▸ **What you are asked to do**
Copy the lines of the data below exactly, starting at the first and stopping after the line that contains "base = alt.Chart(df).encode(x=x, xOffset=xo, y=y)"; include no pictures.

▸ **Given information**
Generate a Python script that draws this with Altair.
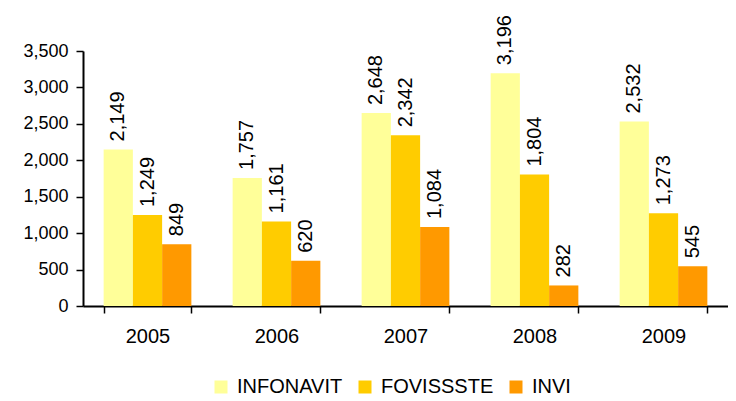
import altair as alt
import pandas as pd

years = ["2005", "2006", "2007", "2008", "2009"]
series = ["INFONAVIT", "FOVISSSTE", "INVI"]
infonavit = [2149, 1757, 2648, 3196, 2532]
fovissste = [1249, 1161, 2342, 1804, 1273]
invi = [849, 620, 1084, 282, 545]
colors = ["#FFFF99", "#FFCC00", "#FF9900"]

rows = []
for i, y in enumerate(years):
    for s, vals in zip(series, [infonavit, fovissste, invi]):
        rows.append({"year": y, "series": s, "value": vals[i]})
df = pd.DataFrame(rows)

FONT = "Liberation Sans"

x = alt.X("year:N", sort=years, title=None,
          scale=alt.Scale(paddingInner=0.32, paddingOuter=0.16),
          axis=alt.Axis(labelAngle=0, labelFontSize=20, labelColor="black",
                        labelFont=FONT, domainColor="black", domainWidth=2,
                        tickColor="black", tickWidth=1.5, tickSize=7,
                        tickBand="extent", labelPadding=13))
xo = alt.XOffset("series:N", sort=series,
                 scale=alt.Scale(domain=series, paddingInner=0, paddingOuter=0))
y = alt.Y("value:Q", title=None,
          scale=alt.Scale(domain=[0, 3500], nice=False),
          axis=alt.Axis(values=list(range(0, 3501, 500)), format=",.0f",
                        labelFontSize=18, labelColor="black", labelFont=FONT,
                        domainColor="black", domainWidth=2, tickColor="black",
                        tickWidth=1.5, tickSize=7, labelPadding=8, grid=False))

base = alt.Chart(df).encode(x=x, xOffset=xo, y=y)

bars = base.mark_bar().encode(
    color=alt.Color("series:N", sort=series,
                    scale=alt.Scale(domain=series, range=colors),
                    legend=alt.Legend(title=None, orient="none", direction="horizontal",
                                      legendX=128, legendY=326,
                                      labelFontSize=20, labelFont=FONT, labelColor="black",
                                      symbolType="square", symbolSize=169,
                                      symbolStrokeWidth=0, columnPadding=12,
                                      labelOffset=6)),
)

labels = base.mark_text(angle=270, align="left", baseline="middle",
                        dx=8, fontSize=20, font=FONT, color="black").encode(
    text=alt.Text("value:Q", format=","),
)

chart = (bars + labels).properties(
    width=645, height=255,
    autosize=alt.AutoSizeParams(type="none"),
    padding={"left": 75, "top": 43, "right": 0, "bottom": 92},
).configure_view(stroke=None)

chart.save("out.html", embed_options={"renderer": "svg", "actions": False})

▸ **Solved exercise**
Generate a Python script that draws this with Altair.
import altair as alt
import pandas as pd

years = ["2005", "2006", "2007", "2008", "2009"]
series = ["INFONAVIT", "FOVISSSTE", "INVI"]
infonavit = [2149, 1757, 2648, 3196, 2532]
fovissste = [1249, 1161, 2342, 1804, 1273]
invi = [849, 620, 1084, 282, 545]
colors = ["#FFFF99", "#FFCC00", "#FF9900"]

rows = []
for i, y in enumerate(years):
    for s, vals in zip(series, [infonavit, fovissste, invi]):
        rows.append({"year": y, "series": s, "value": vals[i]})
df = pd.DataFrame(rows)

FONT = "Liberation Sans"

x = alt.X("year:N", sort=years, title=None,
          scale=alt.Scale(paddingInner=0.32, paddingOuter=0.16),
          axis=alt.Axis(labelAngle=0, labelFontSize=20, labelColor="black",
                        labelFont=FONT, domainColor="black", domainWidth=2,
                        tickColor="black", tickWidth=1.5, tickSize=7,
                        tickBand="extent", labelPadding=13))
xo = alt.XOffset("series:N", sort=series,
                 scale=alt.Scale(domain=series, paddingInner=0, paddingOuter=0))
y = alt.Y("value:Q", title=None,
          scale=alt.Scale(domain=[0, 3500], nice=False),
          axis=alt.Axis(values=list(range(0, 3501, 500)), format=",.0f",
                        labelFontSize=18, labelColor="black", labelFont=FONT,
                        domainColor="black", domainWidth=2, tickColor="black",
                        tickWidth=1.5, tickSize=7, labelPadding=8, grid=False))

base = alt.Chart(df).encode(x=x, xOffset=xo, y=y)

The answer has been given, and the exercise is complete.